Now, though, the problem of the cigar box being opened three seconds later than is proper faded away, as Tom announced that he'd left Sybil in Ireland because they were both on the run from the Garda. Tom hadn't done anything wrong: yes, he was there when some British toffs were run out of their house and it was burnt down, and yes, he'd been to all the planning meetings, but when it happened he felt bad. He was basically totally innocent.
Lord G and the Crawleys feared, however, that the law might not agree, so off he went on the overnight crisis train to knobble the Home Secretary.
Anna Bates and her husband, Bates Bates, were upset when they both found that letters from the other had dried up, but neither knew why, making them fear they'd gone from the sickliest couple of the between-war era to a divorce, overnight. Bates also didn't know why Anna hadn't visited. Anna did, but didn't connect this with the lack of letters, the shortage of housemaids at Downton having left her too busy to analyse holes in the plot.
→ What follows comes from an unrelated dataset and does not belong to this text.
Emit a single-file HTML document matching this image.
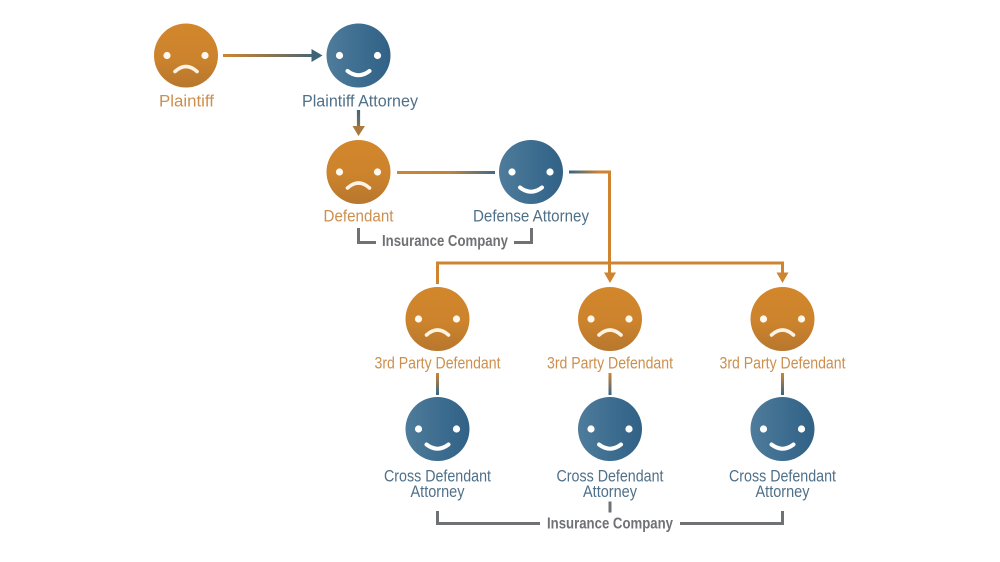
<!DOCTYPE html>
<html><head><meta charset="utf-8"><style>
html,body{margin:0;padding:0;background:#fff;width:1000px;height:562px;overflow:hidden}
svg{display:block}
text{font-family:"Liberation Sans",sans-serif;font-size:16.500px;text-anchor:middle}
.o{fill:#cd8f4d}.b{fill:#4f7089}
.g{fill:#6f7174;font-weight:bold;font-size:16px}
</style></head><body>
<svg width="1000" height="562" viewBox="0 0 1000 562" xmlns="http://www.w3.org/2000/svg">
<defs>
<linearGradient id="og" x1="0" y1="0" x2="0" y2="1"><stop offset="0" stop-color="#d3872c"/><stop offset=".55" stop-color="#cc832c"/><stop offset="1" stop-color="#b7772e"/></linearGradient>
<linearGradient id="bg" x1="0" y1="0" x2="1" y2="0"><stop offset="0" stop-color="#4f7c9b"/><stop offset=".6" stop-color="#3b6b8e"/><stop offset="1" stop-color="#316185"/></linearGradient>
<linearGradient id="l1" gradientUnits="userSpaceOnUse" x1="223" y1="0" x2="322" y2="0"><stop offset="0" stop-color="#cf8430"/><stop offset="1" stop-color="#3d6378"/></linearGradient>
<linearGradient id="l2" gradientUnits="userSpaceOnUse" x1="0" y1="110" x2="0" y2="136"><stop offset="0" stop-color="#3d6580"/><stop offset="1" stop-color="#a87a3e"/></linearGradient>
<linearGradient id="l3" gradientUnits="userSpaceOnUse" x1="397" y1="0" x2="495" y2="0"><stop offset="0" stop-color="#cf8430"/><stop offset=".55" stop-color="#c08338"/><stop offset="1" stop-color="#3d6a8a"/></linearGradient>
<linearGradient id="l4" gradientUnits="userSpaceOnUse" x1="569" y1="0" x2="600" y2="0"><stop offset="0" stop-color="#336587"/><stop offset="1" stop-color="#cf8430"/></linearGradient>
<linearGradient id="l5" gradientUnits="userSpaceOnUse" x1="0" y1="373" x2="0" y2="395"><stop offset="0" stop-color="#cf8430"/><stop offset="1" stop-color="#336587"/></linearGradient>
<g id="sad"><circle r="32" fill="url(#og)"/><circle cx="-19" cy="0" r="3.600" fill="#fff8ee"/><circle cx="19" cy="0" r="3.600" fill="#fff8ee"/><path d="M-11 16Q0 6 11 16" fill="none" stroke="#fdf3e2" stroke-width="3.600" stroke-linecap="round"/></g>
<g id="happy"><circle r="32" fill="url(#bg)"/><circle cx="-19" cy="0" r="3.600" fill="#fff"/><circle cx="19" cy="0" r="3.600" fill="#fff"/><path d="M-11 15.500Q0 24 11 15.500" fill="none" stroke="#fff" stroke-width="4" stroke-linecap="round"/></g>
</defs>

<!-- connectors -->
<path d="M223 55.500H313" stroke="url(#l1)" stroke-width="3" fill="none"/>
<path d="M311.500 49L322.500 55.500L311.500 62Z" fill="#3d6378"/>
<path d="M358.500 110V127" stroke="url(#l2)" stroke-width="3.200" fill="none"/>
<path d="M352.500 126H365L358.500 136Z" fill="#a87a3e"/>
<path d="M397 172.500H495" stroke="url(#l3)" stroke-width="3" fill="none"/>
<path d="M569 172H609.500V273" stroke="url(#l4)" stroke-width="3" fill="none"/>
<path d="M437.500 284V263H782.500V273" stroke="#cf8430" stroke-width="3" fill="none"/>
<path d="M604 272.500H616L610 283Z" fill="#cf8430"/>
<path d="M776.500 272.500H788.500L782.500 283Z" fill="#cf8430"/>
<path d="M437.500 373V395" stroke="url(#l5)" stroke-width="3" fill="none"/>
<path d="M610 373V395" stroke="url(#l5)" stroke-width="3" fill="none"/>
<path d="M782.500 373V395" stroke="url(#l5)" stroke-width="3" fill="none"/>
<path d="M358.500 228V242.500H376" stroke="#6f7174" stroke-width="3" fill="none"/>
<path d="M514 242.500H531.500V228" stroke="#6f7174" stroke-width="3" fill="none"/>
<path d="M437.500 511V523.500H540" stroke="#6f7174" stroke-width="3" fill="none"/>
<path d="M680 523.500H782.500V511" stroke="#6f7174" stroke-width="3" fill="none"/>
<path d="M610 501.500V512.500" stroke="#6f7174" stroke-width="3" fill="none"/>

<!-- faces -->
<use href="#sad" x="186" y="55.500"/>
<use href="#happy" x="358.500" y="55.500"/>
<use href="#sad" x="358.500" y="172"/>
<use href="#happy" x="531" y="172"/>
<use href="#sad" x="437.500" y="319"/>
<use href="#sad" x="610" y="319"/>
<use href="#sad" x="782.500" y="319"/>
<use href="#happy" x="437.500" y="429"/>
<use href="#happy" x="610" y="429"/>
<use href="#happy" x="782.500" y="429"/>

<!-- labels -->
<text class="o" x="186.500" y="106.500" textLength="55" lengthAdjust="spacingAndGlyphs">Plaintiff</text>
<text class="b" x="360" y="106.500" textLength="116" lengthAdjust="spacingAndGlyphs">Plaintiff Attorney</text>
<text class="o" x="358.500" y="221.500" textLength="70" lengthAdjust="spacingAndGlyphs">Defendant</text>
<text class="b" x="531" y="221.500" textLength="116" lengthAdjust="spacingAndGlyphs">Defense Attorney</text>
<text class="g" x="445" y="246" textLength="126" lengthAdjust="spacingAndGlyphs">Insurance Company</text>
<text class="o" x="437.500" y="368.500" textLength="126" lengthAdjust="spacingAndGlyphs">3rd Party Defendant</text>
<text class="o" x="610" y="368.500" textLength="126" lengthAdjust="spacingAndGlyphs">3rd Party Defendant</text>
<text class="o" x="782.500" y="368.500" textLength="126" lengthAdjust="spacingAndGlyphs">3rd Party Defendant</text>
<text class="b" x="437.500" y="481.500" textLength="107" lengthAdjust="spacingAndGlyphs">Cross Defendant</text>
<text class="b" x="437.500" y="497" textLength="54" lengthAdjust="spacingAndGlyphs">Attorney</text>
<text class="b" x="610" y="481.500" textLength="107" lengthAdjust="spacingAndGlyphs">Cross Defendant</text>
<text class="b" x="610" y="497" textLength="54" lengthAdjust="spacingAndGlyphs">Attorney</text>
<text class="b" x="782.500" y="481.500" textLength="107" lengthAdjust="spacingAndGlyphs">Cross Defendant</text>
<text class="b" x="782.500" y="497" textLength="54" lengthAdjust="spacingAndGlyphs">Attorney</text>
<text class="g" x="610" y="528.500" textLength="126" lengthAdjust="spacingAndGlyphs">Insurance Company</text>
</svg>
</body></html>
Over a bowl of gruel, Bates got wind of a plot against him. It turned out his cellmate was the Harry Grout of the nick – the last guy you want to angrily piledrive into your cell wall. The conspiracy against Bates went right to the top. What their revenge would be was TBC, but it would be the terrors of the earth.
Bates would have to be on his mettle like never before. Then it happened: the screws came in just like last week and turned over the beds, hunting for illicit snuff that looks like bits of old carpet. Was Bates doomed? No! He'd found the incriminating bundle and moved it into the other guy's bedding, so he got carted off instead, Bates and Anna's letters were released by the crooked prison officers and now everything's more or less fine.